Menikahkan anak adalah kewajiban orang tua. Terlebih memiliki anak perempuan.
Menikah adalah legalitas formal yang harus dibuat oleh warga Indonesia yang kemudian mencatatkan pernikahannya di lembaga pernikahan semisal KUA dan Kantor Catatan Sipil.
Dengan ikatan pernikahan, seseorang menjadi jelas statusnya dan terdaftar dalam buku induk kependudukan sebagai sebuah keluarga baru.
Perubahan status lajang menjadi beristri/bersuami tertulis dalam Kartu Keluarga yang baru, dan data orang sudah menikah akan terhapus otomatis dari KK keluarga induk.
Bagi saya menikahkan anak itu bukan saja menghantar mereka mengarungi kehidupan berumah tangga.
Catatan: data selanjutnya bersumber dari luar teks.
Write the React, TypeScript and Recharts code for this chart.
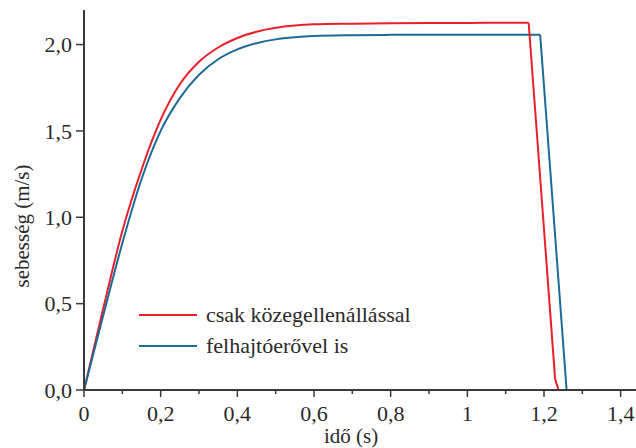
import { LineChart, Line, XAxis, YAxis, Legend } from 'recharts'

// time (s) and speed (m/s)
const RED_T = [0, 0.05, 0.1, 0.15, 0.2, 0.25, 0.3, 0.35, 0.4, 0.45, 0.5, 0.55, 0.6, 0.7, 0.8, 0.9, 1.0, 1.1, 1.16]
const RED_V = [0, 0.47, 0.92, 1.275, 1.565, 1.77, 1.9, 1.983, 2.038, 2.074, 2.097, 2.11, 2.117, 2.121, 2.124, 2.125, 2.125, 2.126, 2.126]
const RED_FALL_T = [1.16, 1.229, 1.238]
const RED_FALL_V = [2.126, 0.064, 0]

const BLUE_T = [0, 0.05, 0.1, 0.15, 0.2, 0.25, 0.3, 0.35, 0.4, 0.45, 0.5, 0.55, 0.6, 0.7, 0.8, 0.9, 1.0, 1.1, 1.19]
const BLUE_V = [0, 0.43, 0.85, 1.22, 1.5, 1.69, 1.825, 1.915, 1.972, 2.008, 2.03, 2.042, 2.049, 2.054, 2.056, 2.057, 2.057, 2.057, 2.057]
const BLUE_FALL_T = [1.19, 1.259]
const BLUE_FALL_V = [2.057, 0]

const X_TICKS = [0, 0.1, 0.2, 0.3, 0.4, 0.5, 0.6, 0.7, 0.8, 0.9, 1, 1.1, 1.2, 1.3, 1.4]
const Y_TICKS = [0, 0.5, 1, 1.5, 2]

const SERIES_NAMES = ['csak közegellenállással', 'felhajtóerővel is']

const FONT = 'Liberation Serif, DejaVu Serif, Noto Serif, Times New Roman, Tinos, FreeSerif, serif'
const AXIS = '#3a3a3a'
const TEXT = '#2a2a2a'
const RED = '#e8202a'
const BLUE = '#1b6a97'
const FS = 22

const zip = (ts: number[], vs: number[]) => ts.map((t, i) => ({ t, v: vs[i] }))

const redRise = zip(RED_T, RED_V)
const redFall = zip(RED_FALL_T, RED_FALL_V)
const blueRise = zip(BLUE_T, BLUE_V)
const blueFall = zip(BLUE_FALL_T, BLUE_FALL_V)

function XTick(props: any) {
  const { x, y, payload } = props
  const v = payload.value as number
  const major = Math.round(v * 10) % 2 === 0
  if (!major) return null
  const label = String(+v.toFixed(1)).replace('.', ',')
  return (
    <g>
      <line x1={x} x2={x} y1={y} y2={y + 3} stroke={AXIS} strokeWidth={1.5} />
      <text x={x} y={y + 27} textAnchor="middle" style={{ fontFamily: FONT }} fontSize={FS} fill={TEXT}>
        {label}
      </text>
    </g>
  )
}

function LegendBox(props: any) {
  const items = (props.payload || []).filter((p: any) => p.type !== 'none' && p.value)
  return (
    <div style={{ fontFamily: FONT, fontSize: FS, color: TEXT, lineHeight: '31px' }}>
      {items.map((p: any) => (
        <div key={p.value} style={{ display: 'flex', alignItems: 'center', height: 31, whiteSpace: 'nowrap' }}>
          <span style={{ display: 'inline-block', width: 58, height: 2, background: p.color, marginRight: 9 }} />
          <span>{p.value}</span>
        </div>
      ))}
    </div>
  )
}

export default function App() {
  return (
    <>
      <style>{'body{margin:0}'}</style>
      <LineChart width={636} height={448} margin={{ top: 10, right: 0, bottom: 0, left: 0 }}>
        <XAxis
          type="number"
          dataKey="t"
          height={58}
          domain={[0, 1.44]}
          ticks={X_TICKS}
          interval={0}
          stroke={AXIS}
          strokeWidth={2}
          tickSize={4}
          tickMargin={0}
          tickLine={{ stroke: AXIS, strokeWidth: 1.5 }}
          tick={<XTick />}
          label={{
            content: (p: any) => {
              const vb = p.viewBox || { x: 84, y: 390, width: 552 }
              return (
                <text
                  x={vb.x + vb.width / 2 - 9}
                  y={vb.y + 53}
                  textAnchor="middle"
                  style={{ fontFamily: FONT }}
                  fontSize={21}
                  fill={TEXT}
                >
                  idő (s)
                </text>
              )
            },
          }}
        />
        <YAxis
          type="number"
          dataKey="v"
          width={84}
          domain={[0, 2.2]}
          ticks={Y_TICKS}
          interval={0}
          stroke={AXIS}
          strokeWidth={2}
          tickSize={8}
          tickMargin={4}
          tickLine={{ stroke: AXIS, strokeWidth: 1.5 }}
          tick={{ fontSize: FS, fill: TEXT, style: { fontFamily: FONT } }}
          tickFormatter={(v: number) => v.toFixed(1).replace('.', ',')}
          label={{
            content: (p: any) => {
              const vb = p.viewBox || { x: 0, y: 10, height: 380 }
              const cx = 29
              const cy = vb.y + vb.height / 2 + 26
              return (
                <text
                  x={cx}
                  y={cy}
                  transform={`rotate(-90 ${cx} ${cy})`}
                  textAnchor="middle"
                  style={{ fontFamily: FONT }}
                  fontSize={21}
                  fill={TEXT}
                >
                  sebesség (m/s)
                </text>
              )
            },
          }}
        />
        <Legend
          layout="vertical"
          align="center"
          verticalAlign="middle"
          content={<LegendBox />}
          wrapperStyle={{ left: 139, top: 299, width: 'auto' }}
        />
        <Line data={redRise} dataKey="v" name={SERIES_NAMES[0]} type="monotone" stroke={RED} strokeWidth={2} dot={false} isAnimationActive={false} />
        <Line data={blueRise} dataKey="v" name={SERIES_NAMES[1]} type="monotone" stroke={BLUE} strokeWidth={2} dot={false} isAnimationActive={false} />
        <Line data={redFall} dataKey="v" legendType="none" type="linear" stroke={RED} strokeWidth={2} dot={false} isAnimationActive={false} />
        <Line data={blueFall} dataKey="v" legendType="none" type="linear" stroke={BLUE} strokeWidth={2} dot={false} isAnimationActive={false} />
      </LineChart>
    </>
  )
}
Tapi lebih dari itu menikahkan anak adalah sebuah prestasi diri, mengumumkan pada dunia bahwa kita adalah orang tua yang bertanggung jawab.
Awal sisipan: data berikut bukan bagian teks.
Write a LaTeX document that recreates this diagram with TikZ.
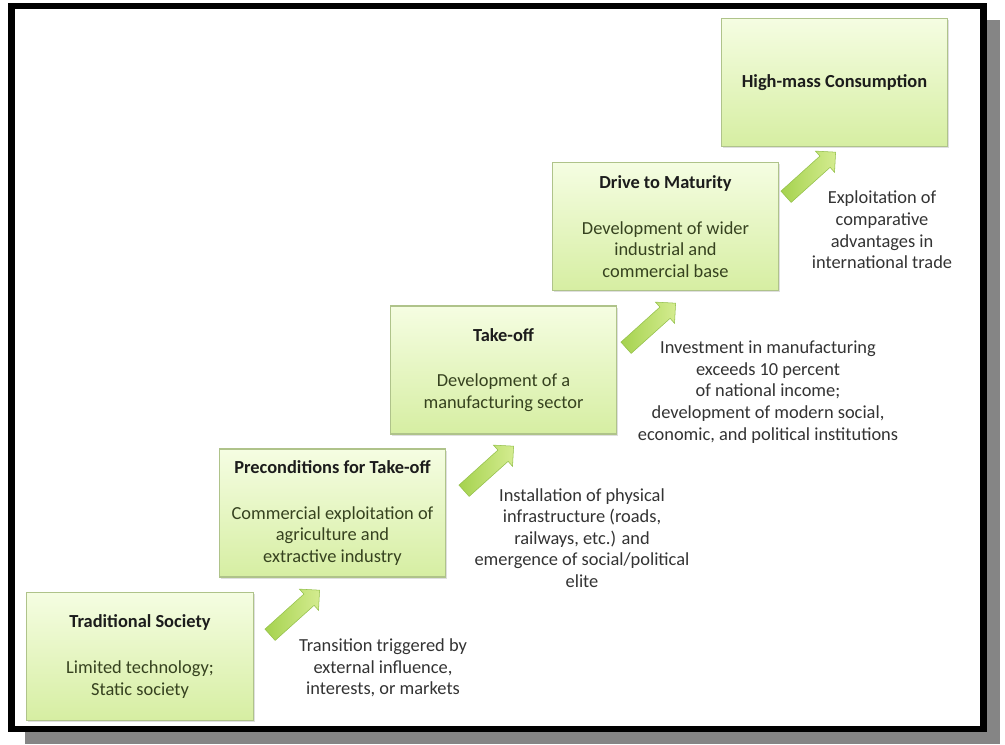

Saya memiliki seorang putri yang telah Akil baligh dan sudah bekerja. Dalam perjalanannya bertemu dengan lelaki yang mengutarakan maksudnya untuk mempersuntingnya.
Kedatangan rombongan calon besan yang telah direncanakan sebelumnya membuat saya harus bersiap. Awal kedatangan rombongan besan ini pada mulanya hanya ingin meminang putri saya untuk ikatan pertunangan saja.
Tapi saya bersikeras bahwa pertunangan itu bukan akad yang mengikat. Bisa saja dalam perjalanan keduanya mengalami hambatan, lalu terjadi chaos, maka bubarlah hubungan pertunangan dengan menyisakan kerugian terutama bagi pihak perempuan.
Mengingat saat seseorang sudah bertunangan, dia mengira bahwa itu adalah hubungan resmi, sudah sah, dan layak melakukan apapun. Bahkan orang yang sudah bertunangan tak jarang sudah tinggal satu rumah, satu kamar dengan pasangannya.
Saya miris membayangkan hal semacam ini. Karena keluarga saya tidak mengenal hubungan bebas sebagaimana tradisi orang barat yang kini sangat masif diadopsi oleh warga Indonesia.
Akhir dari rembugan keluarga ini akhirnya diputuskan bahwa calon pengantin akan dinikahkan pada tanggal 10 maret 2019, di rumah kami.